OLYMPIA, Washington: Yesterday the Association of Washington Business filed a lawsuit with the Thurston County Superior Court regarding a $500 million bond measure scheduled to appear on the November 2, 2010 statewide ballot.[1]

The measure calls for a $500 million bond that lawmakers estimate would create 40,000 new jobs in public school and government building renovations; similar to a 2009 proposal that stalled in legislature. In contrary to a 2009 proposed bill, which lawmakers worried would harm the state's bond rating because of the large amount - $2 billion, the proposed bill is smaller in size and would not add liability to the general fund, according to legislators.[2]

The association has asked to change the ballot language. According to the filing the organization contends that the legislature omitted information. Specifically, the group points to the fact that a temporary sales tax on bottled water would be made permanent if the measure is approved by voters.[1]

A hearing is scheduled for May 28.

The current language, written by measure sponsor Rep. Hans Dunshee reads:

The legislature has passed Engrossed House Bill No. 2561 (this act), concerning job creation through energy efficiency projects in school buildings.

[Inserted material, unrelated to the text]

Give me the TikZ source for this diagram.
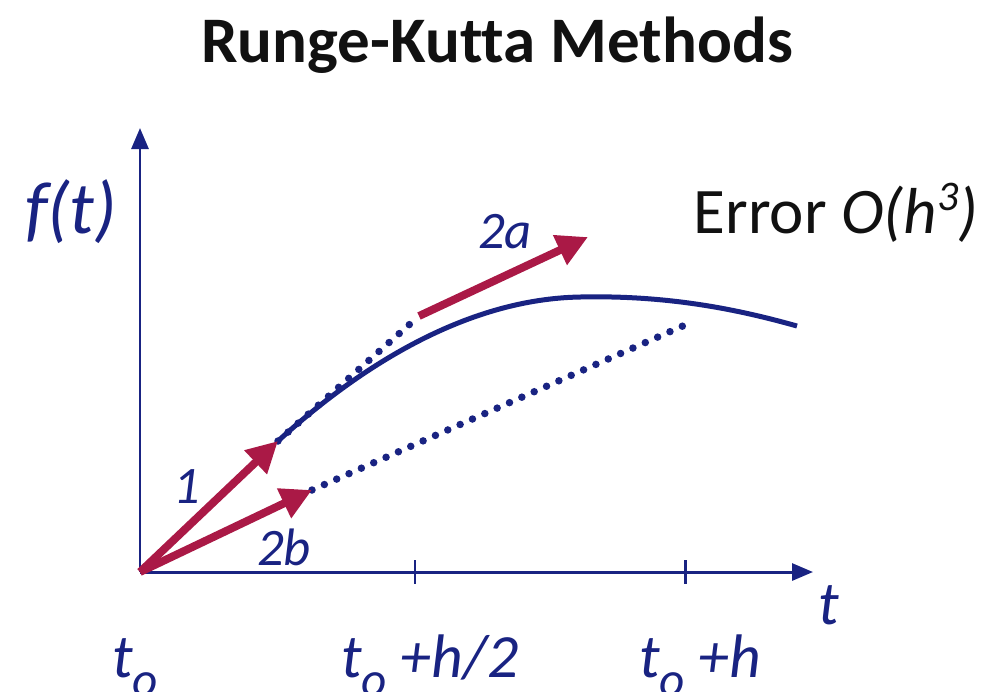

This bill would promote job creation by authorizing bonds to construct energy efficiency savings improvements to schools, including higher education buildings.

The Association of Washington Business proposed the court use the following language:

The legislature has passed Engrossed House Bill No. 2561 concerning funding energy efficiency projects in schools and raising taxes therefore. This bill would authorize bonds to finance energy efficiency improvements in schools and higher education buildings, and make the sales tax on bottled water permanent.